The Ethiopians scoff at the notion that they cannot keep the obelisk safe. True, the biggest obelisk of them all did collapse long ago when it was being built. The obelisk now in Rome had also probably fallen over before the Italian soldiers arrived. But the people of Aksum say the obelisk is a treasure to them and ought to be returned.

Our border disputes are none of their business," said Fisseha Zibelo, the culture minister of Aksum. "We have been guarding the stelae for the last 3,000 years. We know how to take care of them. It's safest if it is right here at home.

If it ever does return, the obelisk would be placed in the burial ground where it used to stand, in between the collapsed giant stele and another that veers slightly off center. All around would be smaller uncarved steles.

Last year, Mr. Zibelo helped organize a petition drive to call for the return of the stele.
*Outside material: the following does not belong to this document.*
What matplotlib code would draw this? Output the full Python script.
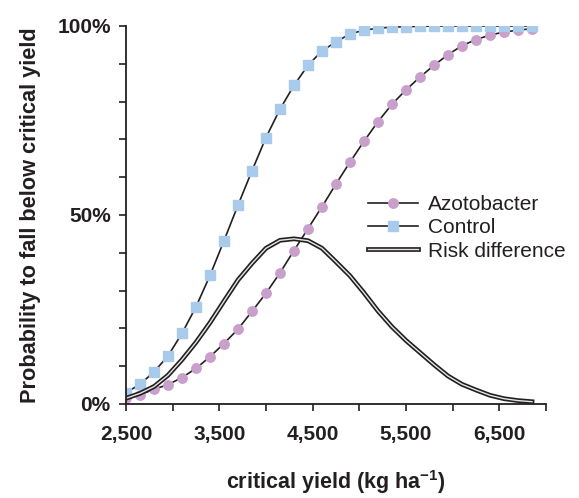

He even visited Rome to get a glimpse of the obelisk.

I was thinking, it's not supposed to be there," he said. "It doesn't belong to them. I wanted to bring it back with me.

Meanwhile, the people of Aksum wait, with hope.

Negasi Tsehaye, a young merchant, predicts that tourists will follow the obelisk to Ethiopia. "I'm sitting here in my shop waiting, just like my father waited," he said. "We know that if the obelisk comes, customers will come.

Mr. Aemayehu said that Italy's occupation of Ethiopia lasted only five years but that it would not really end until the stele came home.

We will have the biggest celebration that Aksum has ever seen," he said. "This stele makes us proud and if it comes back, we'll forget everything that has happened in the past with the Italians. We'll be proud again.